Specifically, foreign-led ​​industrial and construction sectors expanded 18 per cent annually on average, higher than the overall growth of the sector. Foreign capital played an important role in changing the face of ​​agriculture, forestry and fishery thanks to product diversification and export value increase. In services sector, foreign investment generated a number of high-quality services such as telecommunications, international tourism, finance, banking, insurance and audit.
 
 
This sector created about 2 million jobs, regardless of 3-4 millions of indirect jobs. Foreign investment also helped improve human resource quality, restructure labour force, and step up the transfer of technologies, machinery, equipment, knowledge and management experience. Foreign investment also played an important part in reforming State-owned enterprises, administrative procedures, perfecting market economic institutions, building and improving State civil servants in charge of this sector.
 
Another plus of the FDI sector is it strongly propped up Vietnam's exports. Export-driven foreign investment attraction programme has given a strong boost to Vietnam’s export capacity. With this capital flow, Vietnam has joined and gradually improved its position in the global value chain. If the FDI sector contributed 45.2 per cent to the country’s total export turnover before 2001, including crude oil, it surpassed the domestic sector in 2003, and it accounted for 64 per cent in 2012. FDI firms have also played an important part in changing export structure, with a lower ratio of rudimentary products like minerals and a higher of manufactured items. The success of this sector also caused a ripple effect on expanding export markets to demanding countries like the US, the EU and Japan.
 
However, it is said that the FDI sector still has negative aspects. What do you think about this comment?
In my opinion, one of the largest gaps of foreign investment is the realised capital is always lower than the registered value. The realised FDI capital stood at just 47.2 per cent. And, in general, most FDI projects in Vietnam have medium and small scales. In the 1988 - 2011 period, a project averagely had US$15.4 million but the scale slid to US$13.47 million in 2011. This phenomenon is partly explained by irrational attraction orientation and disbursement. Accordingly, foreign investment was channelled into sectors using much manpower and resources, mainly aimed at taking advantage of industrial protection policies. The capital for high-valued high-tech sectors is humble.
 
This also partially shows the investment environment in Vietnam is much less attractive to foreign investors than some countries in the region Vietnam is still left behind by Thailand, Indonesia and Malaysia in attracting big projects. Taking into account 500 largest multinational corporations in the world, Vietnam has the presence of 100 corporations while China has 400 corporations.
Another minus is the slow updating of technology.
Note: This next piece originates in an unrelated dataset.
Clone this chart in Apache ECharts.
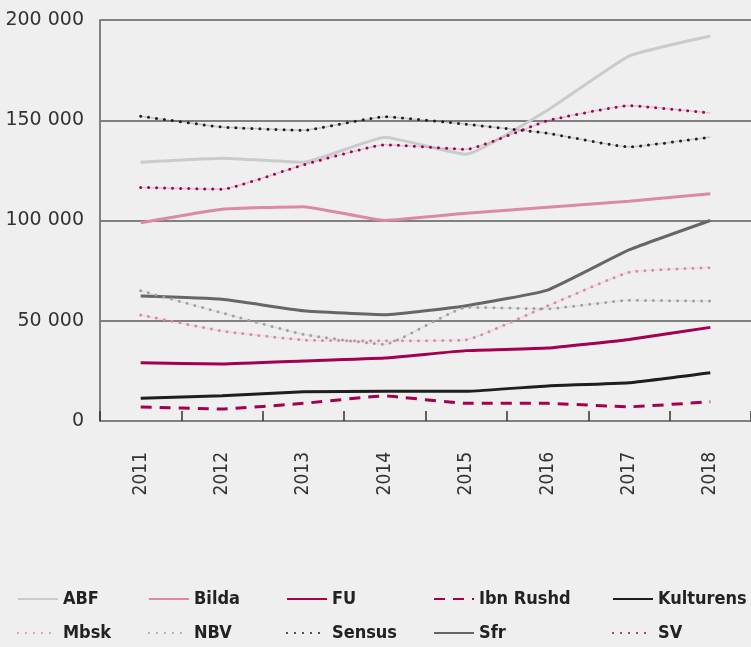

Notably, over 80 per cent of FDI companies are using average technology of the world, only 5 - 6 per cent are employing high technology, and 14 per cent are using backward technology. Some FDI projects are dissolved before time and delayed and some investors even escape.
The income of FDI workers remains low although it is higher than the private sector but lower than the state sector. Poor incomes usually result in strikes, with 4,142 cases recorded from 1995 to date. Up to 75 per cent of strikes came from companies of Taiwan, South Korea and China.
 
Many FDI enterprises reportedly collude with parent companies in foreign countries to evade taxes by raising input prices. This caused much of tax losses of the State Budget.
 
So, could you tell us short-term and long-term solutions to maintain the "prosperity" of FDI inflows into Vietnam?
Currently, Japan is one of the largest foreign investors in Vietnam. Hence, attracting investors from this East Asian nation is the immediate solution. Specifically, in the second quarter of 2013, a legal document in place of Decision 12/2011/QD-TTg will be issued to catch the capital flow for subcontracting industries. Japanese investors are also very keen on this field in Vietnam.
 
In the long term, we need to fully address shortcomings in FDI attraction, including infrastructure, administrative procedure, and human resources. Regarding infrastructure, according to many experts, it takes four years to complete a project negotiation and another four years to complete it. The time is too long and it must be shortened. Regarding administrative procedures, we usually received complaints from foreign investors previously but things changed after the Decision 12 was issued with many incentives for them. As for human resources, FDI projects like Vietnamese workers for their low pays and industriousness but most of them are not trained professionally and systematically. The Ministry of Education and Training, the Ministry of Labour, Invalids and Social Affairs lacked coordination in human resource training to produce high-quality workers as foreign investors expect. In reality, Vietnamese workers need further training in the country and in foreign countries after they are recruit to assume more important positions. This leads to expenses for time and training for both employees and employers while training at school can handle it.
 
I think we have already had the policy. It turned clearer after Prime Minister Nguyen Tan Dung said to the conference that the Government and relevant bodies will provide the best conditions to please investors. We need to prepare for radical changes to address shortcomings to make FDI flow a growth engine of Vietnamese economy in the near future.